Le joueur de flûte dans la culture européenne
La légende de Hamelin a inspiré de nombreux auteurs, des frères Grimm à Robert Browning, en passant par Goethe. Elle a aussi donné naissance à des expressions populaires (« payer le joueur de flûte ») et à des adaptations artistiques (peintures, opéras, films, bandes dessinées).
On retrouve des motifs similaires dans d’autres cultures :
- En Scandinavie, des récits évoquent des êtres surnaturels enlevant des enfants au son de la musique.

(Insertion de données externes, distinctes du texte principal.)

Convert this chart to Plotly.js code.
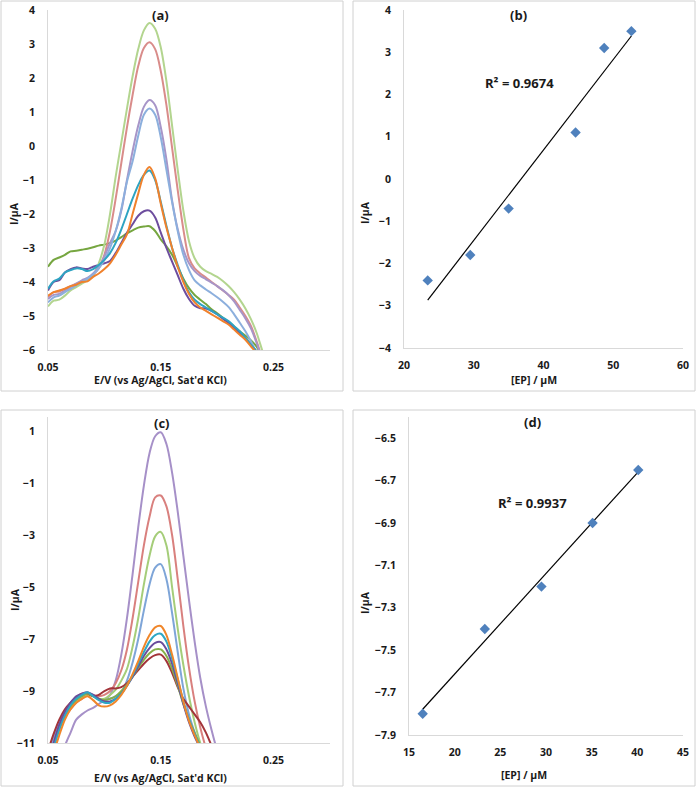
<!DOCTYPE html>
<html>
<head>
<meta charset="utf-8">
<script src="https://cdn.plot.ly/plotly-3.0.1.min.js"></script>
<style>html,body{margin:0;padding:0;background:#fff;}#chart{width:697px;height:787px;}</style>
</head>
<body>
<div id="chart"></div>
<script>
// ---------- Panel (a): DPV curves ----------
const potA = [0.050,0.055,0.060,0.065,0.070,0.075,0.080,0.085,0.090,0.095,0.100,0.105,0.110,0.115,0.120,0.125,0.130,0.135,0.140,0.145,0.150,0.155,0.160,0.165,0.170,0.175,0.180,0.185,0.190,0.195,0.200,0.205,0.210,0.215,0.220,0.225,0.230,0.235,0.240,0.245];
const aDarkGreen  = [-3.55,-3.35,-3.28,-3.2,-3.1,-3.08,-3.05,-3.02,-2.98,-2.93,-2.9,-2.85,-2.78,-2.68,-2.57,-2.48,-2.4,-2.37,-2.36,-2.5,-2.75,-2.95,-3.2,-3.55,-3.9,-4.18,-4.38,-4.52,-4.65,-4.8,-4.92,-5.05,-5.18,-5.31,-5.45,-5.58,-5.72,-5.9,-6.2,-6.5];
const aPurple     = [-4.25,-4.0,-3.95,-3.72,-3.62,-3.57,-3.6,-3.62,-3.55,-3.5,-3.45,-3.38,-3.15,-2.85,-2.55,-2.3,-2.05,-1.92,-1.9,-2.1,-2.55,-3.0,-3.4,-3.8,-4.2,-4.5,-4.7,-4.77,-4.78,-4.85,-4.95,-5.08,-5.2,-5.35,-5.5,-5.65,-5.85,-6.05,-6.4,-6.7];
const aTeal       = [-4.2,-3.98,-3.9,-3.72,-3.65,-3.6,-3.62,-3.68,-3.62,-3.5,-3.35,-3.15,-2.85,-2.45,-2.0,-1.55,-1.15,-0.85,-0.72,-1.0,-1.65,-2.35,-3.0,-3.5,-3.95,-4.3,-4.52,-4.65,-4.75,-4.85,-4.95,-5.05,-5.15,-5.3,-5.45,-5.65,-5.85,-6.05,-6.35,-6.7];
const aOrange     = [-4.4,-4.3,-4.25,-4.2,-4.12,-4.08,-4.0,-3.98,-3.85,-3.75,-3.62,-3.45,-3.2,-2.9,-2.6,-2.0,-1.4,-0.85,-0.62,-0.95,-1.7,-2.4,-3.0,-3.55,-4.0,-4.35,-4.6,-4.75,-4.85,-4.95,-5.05,-5.15,-5.25,-5.4,-5.55,-5.7,-5.9,-6.1,-6.4,-6.8];
const aLightBlue  = [-4.6,-4.45,-4.4,-4.3,-4.2,-4.1,-4.0,-3.9,-3.78,-3.6,-3.35,-3.0,-2.5,-1.85,-1.05,-0.45,0.3,0.92,1.1,0.92,0.25,-0.7,-1.65,-2.5,-3.2,-3.65,-3.95,-4.1,-4.22,-4.33,-4.45,-4.58,-4.73,-4.95,-5.2,-5.45,-5.75,-6.1,-6.5,-7.0];
const aLightPurple= [-4.5,-4.38,-4.35,-4.25,-4.15,-4.05,-3.95,-3.88,-3.75,-3.55,-3.25,-2.85,-2.5,-1.9,-1.0,-0.15,0.6,1.15,1.35,1.2,0.55,-0.4,-1.6,-2.45,-3.05,-3.45,-3.68,-3.82,-3.92,-4.02,-4.12,-4.24,-4.38,-4.57,-4.82,-5.07,-5.37,-5.8,-6.3,-6.8];
const aLightRed   = [-4.45,-4.3,-4.28,-4.2,-4.12,-4.05,-3.98,-3.9,-3.78,-3.6,-3.2,-2.5,-1.55,-0.5,0.55,1.5,2.35,2.88,3.05,2.85,2.2,1.2,-0.05,-1.3,-2.45,-3.3,-3.6,-3.75,-3.87,-4.0,-4.12,-4.25,-4.38,-4.52,-4.75,-5.0,-5.3,-5.75,-6.25,-6.7];
const aLightGreen = [-4.72,-4.55,-4.52,-4.4,-4.25,-4.15,-4.05,-3.95,-3.8,-3.45,-2.9,-2.0,-0.9,0.1,1.1,2.05,2.85,3.4,3.62,3.45,2.9,1.9,0.6,-0.7,-1.9,-2.8,-3.3,-3.55,-3.68,-3.76,-3.85,-3.97,-4.12,-4.3,-4.52,-4.78,-5.1,-5.5,-6.02,-6.5];

// ---------- Panel (b): calibration ----------
const concB = [23.4, 29.5, 35.0, 44.6, 48.7, 52.6];
const currB = [-2.4, -1.8, -0.7, 1.1, 3.1, 3.5];
const r2B = "R² = 0.9674";

// ---------- Panel (c): DPV curves ----------
const potC = [0.050,0.055,0.060,0.065,0.070,0.075,0.080,0.085,0.090,0.095,0.100,0.105,0.110,0.115,0.120,0.125,0.130,0.135,0.140,0.145,0.150,0.155,0.160,0.165,0.170,0.175,0.180,0.185,0.190,0.195,0.200,0.205];
const cDarkRed    = [-11.3,-10.65,-10.1,-9.7,-9.45,-9.25,-9.1,-9.1,-9.2,-9.15,-9.0,-8.9,-8.9,-8.85,-8.7,-8.45,-8.2,-7.95,-7.75,-7.62,-7.6,-7.85,-8.3,-8.85,-9.3,-9.6,-9.9,-10.2,-10.6,-11.1,-11.6,-12.1];
const cGreen      = [-11.9,-11.1,-10.45,-9.95,-9.6,-9.35,-9.2,-9.1,-9.2,-9.3,-9.35,-9.3,-9.2,-9.0,-8.75,-8.45,-8.1,-7.8,-7.55,-7.4,-7.4,-7.65,-8.15,-8.8,-9.5,-10.1,-10.6,-11.1,-11.6,-12.1,-12.6,-13.1];
const cPurple     = [-11.8,-11.0,-10.3,-9.8,-9.45,-9.2,-9.1,-9.05,-9.15,-9.3,-9.4,-9.4,-9.3,-9.1,-8.8,-8.45,-8.05,-7.65,-7.35,-7.15,-7.12,-7.4,-7.95,-8.7,-9.5,-10.2,-10.75,-11.2,-11.7,-12.2,-12.7,-13.2];
const cTeal       = [-12.0,-11.2,-10.5,-9.95,-9.55,-9.3,-9.15,-9.05,-9.2,-9.35,-9.45,-9.45,-9.3,-9.1,-8.8,-8.4,-7.95,-7.5,-7.1,-6.85,-6.8,-7.1,-7.75,-8.55,-9.4,-10.1,-10.65,-11.15,-11.6,-12.1,-12.6,-13.1];
const cOrange     = [-12.2,-11.4,-10.7,-10.1,-9.7,-9.45,-9.3,-9.2,-9.35,-9.55,-9.6,-9.55,-9.4,-9.15,-8.8,-8.35,-7.85,-7.3,-6.85,-6.55,-6.5,-6.85,-7.6,-8.5,-9.4,-10.15,-10.7,-11.2,-11.7,-12.2,-12.7,-13.2];
const cLightBlue  = [-11.5,-10.8,-10.2,-9.8,-9.5,-9.3,-9.15,-9.1,-9.15,-9.3,-9.35,-9.3,-9.2,-9.05,-8.6,-7.9,-7.0,-5.9,-4.9,-4.25,-4.12,-4.7,-6.0,-7.5,-8.9,-9.9,-10.6,-11.3,-12.0,-12.6,-13.2,-13.8];
const cLightGreen = [-11.6,-10.9,-10.3,-9.9,-9.6,-9.4,-9.25,-9.15,-9.2,-9.3,-9.3,-9.15,-8.95,-8.6,-8.15,-7.3,-6.2,-4.9,-3.8,-3.05,-2.88,-3.4,-5.0,-6.6,-8.0,-9.2,-10.2,-11.0,-11.6,-12.2,-12.8,-13.4];
const cLightRed   = [-11.8,-11.0,-10.4,-10.0,-9.7,-9.45,-9.3,-9.15,-9.15,-9.2,-9.15,-9.0,-8.7,-8.2,-7.4,-6.2,-4.8,-3.4,-2.3,-1.55,-1.48,-1.9,-3.0,-4.7,-6.5,-8.1,-9.4,-10.4,-11.2,-11.9,-12.5,-13.1];
const cLightPurple= [-13.0,-12.3,-11.7,-11.1,-10.6,-10.1,-9.9,-9.75,-9.65,-9.5,-9.35,-9.15,-8.6,-7.6,-6.2,-4.5,-2.7,-1.1,0.15,0.8,0.95,0.5,-0.6,-2.1,-3.8,-5.5,-7.1,-8.5,-9.6,-10.5,-11.3,-12.0];

// ---------- Panel (d): calibration ----------
const concD = [16.5, 23.3, 29.5, 35.1, 40.1];
const currD = [-7.8, -7.4, -7.2, -6.9, -6.65];
const r2D = "R² = 0.9937";

// ---------- text ----------
const xTitleCV = "E/V (vs Ag/AgCl, Sat'd KCl)";
const xTitleCal = "[EP] / μM";
const yTitle = "I/μA";
const panelLabels = ["(a)", "(b)", "(c)", "(d)"];

// ---------- helpers ----------
const W = 697, H = 787;
const fx = p => p / W;
const fy = p => 1 - p / H;
const FONT = "'Open Sans', 'Noto Sans', sans-serif";

function fitLine(xs, ys) {
  const n = xs.length;
  const mx = xs.reduce((s, v) => s + v, 0) / n;
  const my = ys.reduce((s, v) => s + v, 0) / n;
  let sxy = 0, sxx = 0;
  for (let i = 0; i < n; i++) { sxy += (xs[i] - mx) * (ys[i] - my); sxx += (xs[i] - mx) ** 2; }
  const m = sxy / sxx, b = my - m * mx;
  const x0 = Math.min(...xs), x1 = Math.max(...xs);
  return { x: [x0, x1], y: [m * x0 + b, m * x1 + b] };
}

function curve(x, y, color, xa, ya) {
  return { type: 'scatter', mode: 'lines', x: x, y: y, xaxis: xa, yaxis: ya,
    line: { color: color, width: 2, shape: 'spline', smoothing: 0.9 }, showlegend: false, hoverinfo: 'skip' };
}

const traces = [];
// (a)
[[aDarkGreen,'#76a640'],[aPurple,'#6d4d9e'],[aLightGreen,'#b3d58f'],[aLightRed,'#d98c8a'],
 [aLightPurple,'#a795c8'],[aLightBlue,'#8cafdd'],[aTeal,'#2ea3c2'],[aOrange,'#f0812c']]
  .forEach(([y, c]) => traces.push(curve(potA, y, c, 'x', 'y')));
// (b)
const fitB = fitLine(concB, currB);
traces.push({ type: 'scatter', mode: 'lines', x: fitB.x, y: fitB.y, xaxis: 'x2', yaxis: 'y2',
  line: { color: '#000', width: 1.2 }, showlegend: false, hoverinfo: 'skip' });
traces.push({ type: 'scatter', mode: 'markers', x: concB, y: currB, xaxis: 'x2', yaxis: 'y2',
  marker: { symbol: 'diamond', size: 8, color: '#4f81bd' }, showlegend: false });
// (c)
[[cLightPurple,'#a690c8'],[cLightRed,'#d9807e'],[cLightGreen,'#a5cd79'],[cLightBlue,'#7ea5d8'],
 [cDarkRed,'#a3343a'],[cGreen,'#86b04a'],[cPurple,'#6a4c9c'],[cTeal,'#2ea7c4'],[cOrange,'#f0862a']]
  .forEach(([y, c]) => traces.push(curve(potC, y, c, 'x3', 'y3')));
// (d)
const fitD = fitLine(concD, currD);
traces.push({ type: 'scatter', mode: 'lines', x: fitD.x, y: fitD.y, xaxis: 'x4', yaxis: 'y4',
  line: { color: '#000', width: 1.2 }, showlegend: false, hoverinfo: 'skip' });
traces.push({ type: 'scatter', mode: 'markers', x: concD, y: currD, xaxis: 'x4', yaxis: 'y4',
  marker: { symbol: 'diamond', size: 8, color: '#4f81bd' }, showlegend: false });

const tickFont = { family: FONT, size: 10.5, color: '#1a1a1a', weight: 'bold' };
function xax(domain, range, tick0, dtick, fmt, anchor) {
  return { domain: domain, range: range, tick0: tick0, dtick: dtick, tickmode: 'linear', tickformat: fmt,
    showgrid: false, zeroline: false, showline: true, linecolor: '#d9d9d9', linewidth: 1,
    ticks: '', tickfont: tickFont, ticklabelstandoff: 7, anchor: anchor, fixedrange: true };
}
function yax(domain, range, tick0, dtick, fmt, anchor) {
  return { domain: domain, range: range, tick0: tick0, dtick: dtick, tickmode: 'linear', tickformat: fmt,
    showgrid: false, zeroline: false, showline: true, linecolor: '#d9d9d9', linewidth: 1,
    ticks: '', tickfont: tickFont, ticklabelstandoff: 10, anchor: anchor, fixedrange: true };
}

const titleFont = { family: FONT, size: 10.5, color: '#1a1a1a', weight: 'bold' };
const ann = [];
function addText(text, x, y, size, opts) {
  ann.push(Object.assign({ text: text, x: fx(x), y: fy(y), xref: 'paper', yref: 'paper', showarrow: false,
    xanchor: 'center', yanchor: 'middle', font: Object.assign({}, titleFont, { size: size }) }, opts || {}));
}
addText(panelLabels[0], 160, 15, 13);
addText(panelLabels[1], 518, 15, 13);
addText(panelLabels[2], 162, 423, 13);
addText(panelLabels[3], 532, 422, 13);
addText(xTitleCV, 160, 380, 10.5);
addText(xTitleCal, 534, 380, 10.5);
addText(xTitleCV, 160, 778, 10.5);
addText(xTitleCal, 524, 775, 10.5);
addText(yTitle, 14, 213, 10.5, { textangle: -90 });
addText(yTitle, 365, 213, 10.5, { textangle: -90 });
addText(yTitle, 15, 600, 10.5, { textangle: -90 });
addText(yTitle, 365, 603, 10.5, { textangle: -90 });
ann.push({ text: r2B, x: 36.6, y: 2.27, xref: 'x2', yref: 'y2', showarrow: false, xanchor: 'center', yanchor: 'middle',
  font: { family: FONT, size: 13, color: '#1a1a1a', weight: 'bold' } });
ann.push({ text: r2D, x: 28.5, y: -6.807, xref: 'x4', yref: 'y4', showarrow: false, xanchor: 'center', yanchor: 'middle',
  font: { family: FONT, size: 13, color: '#1a1a1a', weight: 'bold' } });

function frame(x0, y0, x1, y1) {
  return { type: 'rect', xref: 'paper', yref: 'paper', x0: fx(x0), x1: fx(x1), y0: fy(y1), y1: fy(y0),
    line: { color: '#d0d0d0', width: 1 }, fillcolor: 'rgba(0,0,0,0)', layer: 'below' };
}

const layout = {
  width: W, height: H, margin: { l: 0, r: 0, t: 0, b: 0 },
  paper_bgcolor: '#fff', plot_bgcolor: 'rgba(0,0,0,0)', showlegend: false,
  font: { family: FONT },
  xaxis:  xax([fx(48), fx(330)], [0.05, 0.30], 0.05, 0.1, '.2f', 'y'),
  yaxis:  yax([fy(350), fy(10)], [-6, 4], -6, 1, 'd', 'x'),
  xaxis2: xax([fx(404), fx(683)], [20, 60], 20, 10, 'd', 'y2'),
  yaxis2: yax([fy(348), fy(10)], [-4, 4], -4, 1, 'd', 'x2'),
  xaxis3: xax([fx(48), fx(330)], [0.05, 0.30], 0.05, 0.1, '.2f', 'y3'),
  yaxis3: yax([fy(743), fy(417)], [-11, 1.54], -11, 2, 'd', 'x3'),
  xaxis4: xax([fx(409), fx(683)], [15, 45], 15, 5, 'd', 'y4'),
  yaxis4: yax([fy(735), fy(417)], [-7.9, -6.4], -7.9, 0.2, '.1f', 'x4'),
  annotations: ann,
  shapes: [frame(1, 1, 343, 391), frame(353, 1, 695, 391), frame(1, 410, 343, 786), frame(353, 410, 695, 786)]
};

Plotly.newPlot('chart', traces, layout, { staticPlot: true, displayModeBar: false });
</script>
</body>
</html>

- En France, la légende du « joueur de flûte de Franche-Comté » présente des points communs.
- En Europe de l’Est, des contes mettent en scène des migrations collectives sous l’influence de personnages mystérieux.
Symbolisme et portée universelle
Le joueur de flûte incarne plusieurs archétypes : le séducteur, le vengeur, le guide vers l’inconnu. Il symbolise la fascination du mal, la fragilité de l’enfance, la trahison des promesses et la peur de l’irréparable. La musique, à la fois source de salut (contre les rats) et d’anéantissement (pour les enfants), renforce l’ambivalence du personnage.
La légende résonne encore aujourd’hui, dans un monde où la disparition d’enfants reste une angoisse universelle. Elle interroge la responsabilité collective, la mémoire et la transmission des traumatismes.